Concept

John Graves Simcoe

Summary
John Graves Simcoe (25 February 1752 – 26 October 1806) was a British Army general and the first lieutenant governor of Upper Canada from 1791 until 1796 in southern Ontario and the watersheds of Georgian Bay and Lake Superior. He founded York, which is now known as Toronto, and was instrumental in introducing institutions such as courts of law, trial by jury, English common law, and freehold land tenure, and also in the abolition of slavery in Upper Canada. His long-term goal was the development of Upper Canada (Ontario) as a model community built on aristocratic and conservative principles, designed to demonstrate the superiority of those principles to the republicanism of the United States.
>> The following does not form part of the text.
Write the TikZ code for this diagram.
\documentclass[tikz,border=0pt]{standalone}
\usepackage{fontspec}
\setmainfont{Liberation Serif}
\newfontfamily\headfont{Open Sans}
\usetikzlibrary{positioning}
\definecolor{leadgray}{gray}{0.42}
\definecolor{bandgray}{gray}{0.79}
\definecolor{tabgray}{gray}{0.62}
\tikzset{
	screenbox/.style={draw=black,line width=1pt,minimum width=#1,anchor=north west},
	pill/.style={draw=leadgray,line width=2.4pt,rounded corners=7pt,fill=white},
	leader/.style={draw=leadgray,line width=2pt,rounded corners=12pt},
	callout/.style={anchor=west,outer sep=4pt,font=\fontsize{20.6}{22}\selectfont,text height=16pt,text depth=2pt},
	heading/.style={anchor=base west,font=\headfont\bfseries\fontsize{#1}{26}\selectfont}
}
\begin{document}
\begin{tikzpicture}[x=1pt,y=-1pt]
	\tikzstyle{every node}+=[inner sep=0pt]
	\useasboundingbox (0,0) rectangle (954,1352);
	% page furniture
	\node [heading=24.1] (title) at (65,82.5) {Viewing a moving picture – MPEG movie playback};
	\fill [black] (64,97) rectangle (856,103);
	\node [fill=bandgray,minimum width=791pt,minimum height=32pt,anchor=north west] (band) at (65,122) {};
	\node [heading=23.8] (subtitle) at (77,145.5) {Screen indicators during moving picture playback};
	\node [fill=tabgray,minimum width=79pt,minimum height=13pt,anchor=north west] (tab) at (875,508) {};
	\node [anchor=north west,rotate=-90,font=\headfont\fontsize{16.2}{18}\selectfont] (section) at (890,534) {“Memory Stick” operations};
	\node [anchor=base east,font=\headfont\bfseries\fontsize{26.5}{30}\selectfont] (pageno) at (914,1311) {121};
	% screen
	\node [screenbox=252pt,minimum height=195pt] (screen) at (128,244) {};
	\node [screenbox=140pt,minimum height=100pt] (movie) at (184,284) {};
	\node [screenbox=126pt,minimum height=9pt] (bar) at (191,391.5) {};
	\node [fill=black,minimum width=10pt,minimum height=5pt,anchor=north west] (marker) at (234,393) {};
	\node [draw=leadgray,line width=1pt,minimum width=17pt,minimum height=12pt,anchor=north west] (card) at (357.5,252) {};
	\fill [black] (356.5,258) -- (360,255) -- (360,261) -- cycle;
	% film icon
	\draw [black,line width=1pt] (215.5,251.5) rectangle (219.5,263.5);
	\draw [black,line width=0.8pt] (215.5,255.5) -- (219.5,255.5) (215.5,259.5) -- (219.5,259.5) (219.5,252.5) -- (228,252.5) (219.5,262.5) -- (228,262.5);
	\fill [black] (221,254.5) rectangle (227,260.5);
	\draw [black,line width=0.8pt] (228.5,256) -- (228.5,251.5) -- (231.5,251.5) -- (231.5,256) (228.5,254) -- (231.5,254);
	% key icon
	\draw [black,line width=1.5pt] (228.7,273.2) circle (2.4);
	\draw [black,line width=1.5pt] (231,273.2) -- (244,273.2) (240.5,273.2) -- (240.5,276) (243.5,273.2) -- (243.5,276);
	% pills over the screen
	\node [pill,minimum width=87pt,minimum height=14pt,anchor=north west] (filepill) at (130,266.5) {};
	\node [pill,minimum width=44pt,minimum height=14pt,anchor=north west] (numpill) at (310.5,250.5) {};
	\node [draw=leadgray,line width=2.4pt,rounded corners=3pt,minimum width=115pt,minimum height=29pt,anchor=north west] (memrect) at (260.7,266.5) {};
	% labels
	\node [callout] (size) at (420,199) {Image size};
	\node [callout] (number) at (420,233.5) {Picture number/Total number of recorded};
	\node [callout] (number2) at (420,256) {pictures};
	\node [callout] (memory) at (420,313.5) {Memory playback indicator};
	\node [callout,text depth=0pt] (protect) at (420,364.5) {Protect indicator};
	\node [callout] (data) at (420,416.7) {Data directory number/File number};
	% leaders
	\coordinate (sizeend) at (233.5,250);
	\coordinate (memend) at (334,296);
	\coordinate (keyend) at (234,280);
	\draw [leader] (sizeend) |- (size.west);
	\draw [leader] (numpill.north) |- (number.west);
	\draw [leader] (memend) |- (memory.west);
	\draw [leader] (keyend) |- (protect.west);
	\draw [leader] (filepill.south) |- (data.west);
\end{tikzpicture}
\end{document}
His energetic efforts were only partially successful in establishing a local gentry, a thriving Church of England, and an anti-American coalition with select indigenous nations. He is seen by many Canadians as a founding figure in Canadian history, especially by those in Southern Ontario. He is commemorated in Toronto with Simcoe Day. Simcoe was the only surviving son of Cornishman John (1710–1759) and Katherine Simcoe (died 1767). His parents had four children, but he was the only one to live past childhood; Percy drowned in 1764, while Paulet William and John William died as infants. His father was a captain in the Royal Navy who commanded the 60-gun HMS Pembroke during the siege of Louisbourg, with James Cook as his sailing master. He died of pneumonia on 15 May 1759 on board his ship in the mouth of the Saint Lawrence River a few months prior to the siege of Quebec, and was buried at sea. The family then moved to his mother's parental home in Exeter. His paternal grandparents were William and Mary (née Hutchinson) Simcoe. He was educated at Exeter Grammar School and Eton College. He spent a year at Merton College, Oxford; he was then admitted to Lincoln's Inn, but decided to follow the military career for which his father had intended him. He was initiated into Freemasonry in Union Lodge, Exeter on 2 November 1773.